WHAT NEEDS TO BE DONE — Quote only the lines from the top of the listing below down to and including the line with "y_ticks_b = [0, 5, 10, 15, 20]".
==== DATA SHOWN ====
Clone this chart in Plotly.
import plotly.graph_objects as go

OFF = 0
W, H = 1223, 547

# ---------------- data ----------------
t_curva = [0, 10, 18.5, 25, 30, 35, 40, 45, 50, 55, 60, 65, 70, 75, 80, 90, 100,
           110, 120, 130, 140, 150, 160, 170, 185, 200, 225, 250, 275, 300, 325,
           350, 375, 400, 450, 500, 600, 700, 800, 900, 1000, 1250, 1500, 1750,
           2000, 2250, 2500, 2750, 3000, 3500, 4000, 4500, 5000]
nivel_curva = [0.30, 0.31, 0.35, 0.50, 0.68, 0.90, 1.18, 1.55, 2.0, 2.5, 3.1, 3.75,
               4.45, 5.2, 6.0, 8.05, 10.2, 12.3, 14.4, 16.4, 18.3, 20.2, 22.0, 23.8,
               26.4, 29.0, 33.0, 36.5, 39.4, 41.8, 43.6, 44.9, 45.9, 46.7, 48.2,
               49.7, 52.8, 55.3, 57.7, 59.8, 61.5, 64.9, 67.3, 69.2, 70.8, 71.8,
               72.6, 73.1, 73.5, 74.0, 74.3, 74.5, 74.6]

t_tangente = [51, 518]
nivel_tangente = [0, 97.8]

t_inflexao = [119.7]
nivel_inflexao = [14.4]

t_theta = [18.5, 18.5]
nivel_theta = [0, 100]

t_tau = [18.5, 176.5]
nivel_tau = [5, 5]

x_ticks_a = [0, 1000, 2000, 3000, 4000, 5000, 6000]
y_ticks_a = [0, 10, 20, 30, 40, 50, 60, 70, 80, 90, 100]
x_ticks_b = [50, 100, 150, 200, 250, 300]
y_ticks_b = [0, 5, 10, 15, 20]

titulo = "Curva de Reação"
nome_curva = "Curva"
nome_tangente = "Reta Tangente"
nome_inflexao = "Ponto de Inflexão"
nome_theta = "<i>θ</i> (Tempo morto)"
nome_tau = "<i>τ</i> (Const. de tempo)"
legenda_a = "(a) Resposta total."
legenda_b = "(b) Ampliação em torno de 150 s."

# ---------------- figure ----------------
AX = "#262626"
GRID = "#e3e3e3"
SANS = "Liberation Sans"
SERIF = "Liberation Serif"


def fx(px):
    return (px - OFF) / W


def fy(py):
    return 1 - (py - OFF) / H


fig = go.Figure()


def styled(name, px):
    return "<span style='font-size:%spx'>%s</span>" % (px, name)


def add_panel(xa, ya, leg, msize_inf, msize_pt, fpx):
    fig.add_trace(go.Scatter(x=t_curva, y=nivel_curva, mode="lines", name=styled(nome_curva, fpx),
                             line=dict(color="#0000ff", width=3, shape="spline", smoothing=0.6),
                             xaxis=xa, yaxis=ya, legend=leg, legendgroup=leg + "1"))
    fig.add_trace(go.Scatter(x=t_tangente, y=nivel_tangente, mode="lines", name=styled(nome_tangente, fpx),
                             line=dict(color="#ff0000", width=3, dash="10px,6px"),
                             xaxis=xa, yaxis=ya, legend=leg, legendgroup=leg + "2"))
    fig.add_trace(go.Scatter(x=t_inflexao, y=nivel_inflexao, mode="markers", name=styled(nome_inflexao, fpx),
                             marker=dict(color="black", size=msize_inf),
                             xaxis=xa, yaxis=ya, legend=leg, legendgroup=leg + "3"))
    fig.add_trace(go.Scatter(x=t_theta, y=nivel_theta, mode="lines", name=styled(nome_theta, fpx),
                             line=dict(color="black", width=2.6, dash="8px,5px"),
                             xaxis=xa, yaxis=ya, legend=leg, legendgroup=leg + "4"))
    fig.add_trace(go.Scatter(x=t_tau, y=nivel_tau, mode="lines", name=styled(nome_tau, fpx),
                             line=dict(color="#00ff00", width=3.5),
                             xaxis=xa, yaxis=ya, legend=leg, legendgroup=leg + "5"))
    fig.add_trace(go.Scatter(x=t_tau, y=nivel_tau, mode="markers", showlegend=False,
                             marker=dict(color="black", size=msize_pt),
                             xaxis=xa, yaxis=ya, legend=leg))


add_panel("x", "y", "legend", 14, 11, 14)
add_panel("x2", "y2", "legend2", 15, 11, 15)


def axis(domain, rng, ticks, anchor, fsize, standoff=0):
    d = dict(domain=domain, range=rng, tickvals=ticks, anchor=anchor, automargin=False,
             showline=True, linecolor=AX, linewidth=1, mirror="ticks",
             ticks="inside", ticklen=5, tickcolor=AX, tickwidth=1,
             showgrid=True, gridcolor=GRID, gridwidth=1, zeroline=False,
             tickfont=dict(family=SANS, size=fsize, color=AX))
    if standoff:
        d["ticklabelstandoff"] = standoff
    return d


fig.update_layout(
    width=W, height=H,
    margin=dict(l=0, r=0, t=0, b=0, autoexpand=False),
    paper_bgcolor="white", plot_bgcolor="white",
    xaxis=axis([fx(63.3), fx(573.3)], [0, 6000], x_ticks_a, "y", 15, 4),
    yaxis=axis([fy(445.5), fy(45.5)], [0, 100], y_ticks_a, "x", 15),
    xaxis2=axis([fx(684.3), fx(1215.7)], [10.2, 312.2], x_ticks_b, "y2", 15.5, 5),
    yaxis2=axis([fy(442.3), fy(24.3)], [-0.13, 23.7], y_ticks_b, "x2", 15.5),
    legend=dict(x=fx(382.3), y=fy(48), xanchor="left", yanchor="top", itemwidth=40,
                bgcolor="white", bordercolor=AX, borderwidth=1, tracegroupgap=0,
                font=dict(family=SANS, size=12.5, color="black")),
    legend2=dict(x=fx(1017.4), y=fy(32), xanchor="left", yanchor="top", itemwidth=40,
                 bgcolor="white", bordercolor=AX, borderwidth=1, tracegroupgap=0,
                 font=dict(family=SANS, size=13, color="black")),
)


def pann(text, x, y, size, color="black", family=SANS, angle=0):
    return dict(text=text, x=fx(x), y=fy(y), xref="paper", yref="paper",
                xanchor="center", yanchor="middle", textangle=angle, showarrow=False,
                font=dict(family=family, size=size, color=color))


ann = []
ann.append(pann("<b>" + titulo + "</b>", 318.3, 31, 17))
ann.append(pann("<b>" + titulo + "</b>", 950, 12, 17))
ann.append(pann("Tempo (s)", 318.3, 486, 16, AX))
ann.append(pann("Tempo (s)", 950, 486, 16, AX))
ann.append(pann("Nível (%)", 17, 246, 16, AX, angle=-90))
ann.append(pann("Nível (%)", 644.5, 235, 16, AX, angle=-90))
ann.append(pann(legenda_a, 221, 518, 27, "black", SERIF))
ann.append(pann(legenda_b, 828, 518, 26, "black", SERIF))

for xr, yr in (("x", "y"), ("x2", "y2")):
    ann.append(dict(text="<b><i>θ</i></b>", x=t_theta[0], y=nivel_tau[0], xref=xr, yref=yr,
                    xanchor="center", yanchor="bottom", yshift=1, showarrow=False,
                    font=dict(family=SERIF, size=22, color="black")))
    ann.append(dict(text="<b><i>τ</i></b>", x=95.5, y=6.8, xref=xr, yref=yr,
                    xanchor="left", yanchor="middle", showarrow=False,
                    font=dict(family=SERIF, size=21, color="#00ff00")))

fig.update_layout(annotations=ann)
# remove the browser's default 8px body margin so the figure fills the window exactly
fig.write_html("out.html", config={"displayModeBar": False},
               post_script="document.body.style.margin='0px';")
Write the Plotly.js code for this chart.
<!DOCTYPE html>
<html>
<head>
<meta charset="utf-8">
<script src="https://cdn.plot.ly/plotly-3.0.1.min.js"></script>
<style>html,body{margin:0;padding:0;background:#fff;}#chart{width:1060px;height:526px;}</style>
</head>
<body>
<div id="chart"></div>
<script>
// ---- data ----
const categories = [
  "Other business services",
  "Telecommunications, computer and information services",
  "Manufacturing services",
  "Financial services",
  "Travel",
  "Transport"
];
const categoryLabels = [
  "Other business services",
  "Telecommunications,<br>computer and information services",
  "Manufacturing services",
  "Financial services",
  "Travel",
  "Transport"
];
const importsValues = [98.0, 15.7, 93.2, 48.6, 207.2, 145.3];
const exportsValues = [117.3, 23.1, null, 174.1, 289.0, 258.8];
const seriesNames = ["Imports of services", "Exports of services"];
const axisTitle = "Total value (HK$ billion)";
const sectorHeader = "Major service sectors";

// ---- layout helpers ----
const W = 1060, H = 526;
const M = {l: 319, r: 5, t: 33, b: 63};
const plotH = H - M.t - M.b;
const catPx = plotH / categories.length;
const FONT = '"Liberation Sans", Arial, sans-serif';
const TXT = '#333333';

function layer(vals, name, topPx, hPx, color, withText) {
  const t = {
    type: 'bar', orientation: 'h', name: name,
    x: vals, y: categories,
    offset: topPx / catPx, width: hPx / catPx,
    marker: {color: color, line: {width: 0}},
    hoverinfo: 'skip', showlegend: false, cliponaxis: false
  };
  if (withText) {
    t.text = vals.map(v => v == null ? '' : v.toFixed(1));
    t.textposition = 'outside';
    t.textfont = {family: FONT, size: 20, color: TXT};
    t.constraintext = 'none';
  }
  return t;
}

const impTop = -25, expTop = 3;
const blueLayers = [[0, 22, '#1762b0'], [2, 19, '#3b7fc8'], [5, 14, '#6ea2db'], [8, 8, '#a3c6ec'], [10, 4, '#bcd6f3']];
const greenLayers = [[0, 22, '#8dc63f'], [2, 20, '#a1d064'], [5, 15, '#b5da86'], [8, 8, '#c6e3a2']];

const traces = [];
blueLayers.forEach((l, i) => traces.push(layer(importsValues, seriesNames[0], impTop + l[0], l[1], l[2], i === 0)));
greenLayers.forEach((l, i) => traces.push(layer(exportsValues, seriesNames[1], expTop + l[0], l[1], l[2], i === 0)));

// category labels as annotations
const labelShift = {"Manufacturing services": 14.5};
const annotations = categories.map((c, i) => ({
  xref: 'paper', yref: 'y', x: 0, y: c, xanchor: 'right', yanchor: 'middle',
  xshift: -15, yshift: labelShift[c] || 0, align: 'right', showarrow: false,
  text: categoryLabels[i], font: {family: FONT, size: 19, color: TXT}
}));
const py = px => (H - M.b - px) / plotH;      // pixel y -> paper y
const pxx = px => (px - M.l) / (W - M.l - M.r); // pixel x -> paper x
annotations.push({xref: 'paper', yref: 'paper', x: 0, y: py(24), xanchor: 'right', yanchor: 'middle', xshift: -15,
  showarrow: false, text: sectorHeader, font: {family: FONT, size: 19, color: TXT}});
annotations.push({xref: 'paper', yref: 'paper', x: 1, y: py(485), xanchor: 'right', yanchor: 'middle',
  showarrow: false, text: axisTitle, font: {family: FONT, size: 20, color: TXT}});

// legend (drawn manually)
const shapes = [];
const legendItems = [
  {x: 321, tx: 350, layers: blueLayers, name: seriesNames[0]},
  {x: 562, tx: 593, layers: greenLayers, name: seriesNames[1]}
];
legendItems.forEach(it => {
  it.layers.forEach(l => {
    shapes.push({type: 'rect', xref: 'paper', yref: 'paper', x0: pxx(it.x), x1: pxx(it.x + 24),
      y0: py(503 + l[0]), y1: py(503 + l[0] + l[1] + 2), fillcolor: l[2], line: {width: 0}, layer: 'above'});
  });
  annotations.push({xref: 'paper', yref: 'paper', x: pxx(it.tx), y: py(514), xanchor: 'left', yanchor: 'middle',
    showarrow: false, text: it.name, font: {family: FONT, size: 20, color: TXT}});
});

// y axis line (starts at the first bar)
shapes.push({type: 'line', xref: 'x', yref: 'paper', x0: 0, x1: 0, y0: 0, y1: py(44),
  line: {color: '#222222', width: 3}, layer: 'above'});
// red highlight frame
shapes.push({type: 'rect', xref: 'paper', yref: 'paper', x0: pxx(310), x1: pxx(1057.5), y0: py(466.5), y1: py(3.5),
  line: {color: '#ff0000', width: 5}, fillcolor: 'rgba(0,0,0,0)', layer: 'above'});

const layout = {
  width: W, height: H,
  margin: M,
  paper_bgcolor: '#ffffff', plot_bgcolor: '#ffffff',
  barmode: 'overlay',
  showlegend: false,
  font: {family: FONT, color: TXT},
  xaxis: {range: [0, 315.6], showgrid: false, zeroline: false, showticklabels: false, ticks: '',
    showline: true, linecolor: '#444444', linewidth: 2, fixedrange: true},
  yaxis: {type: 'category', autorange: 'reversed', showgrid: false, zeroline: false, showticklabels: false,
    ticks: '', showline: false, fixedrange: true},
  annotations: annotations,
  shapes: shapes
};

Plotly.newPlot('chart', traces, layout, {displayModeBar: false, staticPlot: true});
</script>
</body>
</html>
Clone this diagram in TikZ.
====
TASK RESULT —
Clone this chart in Plotly.
import plotly.graph_objects as go

OFF = 0
W, H = 1223, 547

# ---------------- data ----------------
t_curva = [0, 10, 18.5, 25, 30, 35, 40, 45, 50, 55, 60, 65, 70, 75, 80, 90, 100,
           110, 120, 130, 140, 150, 160, 170, 185, 200, 225, 250, 275, 300, 325,
           350, 375, 400, 450, 500, 600, 700, 800, 900, 1000, 1250, 1500, 1750,
           2000, 2250, 2500, 2750, 3000, 3500, 4000, 4500, 5000]
nivel_curva = [0.30, 0.31, 0.35, 0.50, 0.68, 0.90, 1.18, 1.55, 2.0, 2.5, 3.1, 3.75,
               4.45, 5.2, 6.0, 8.05, 10.2, 12.3, 14.4, 16.4, 18.3, 20.2, 22.0, 23.8,
               26.4, 29.0, 33.0, 36.5, 39.4, 41.8, 43.6, 44.9, 45.9, 46.7, 48.2,
               49.7, 52.8, 55.3, 57.7, 59.8, 61.5, 64.9, 67.3, 69.2, 70.8, 71.8,
               72.6, 73.1, 73.5, 74.0, 74.3, 74.5, 74.6]

t_tangente = [51, 518]
nivel_tangente = [0, 97.8]

t_inflexao = [119.7]
nivel_inflexao = [14.4]

t_theta = [18.5, 18.5]
nivel_theta = [0, 100]

t_tau = [18.5, 176.5]
nivel_tau = [5, 5]

x_ticks_a = [0, 1000, 2000, 3000, 4000, 5000, 6000]
y_ticks_a = [0, 10, 20, 30, 40, 50, 60, 70, 80, 90, 100]
x_ticks_b = [50, 100, 150, 200, 250, 300]
y_ticks_b = [0, 5, 10, 15, 20]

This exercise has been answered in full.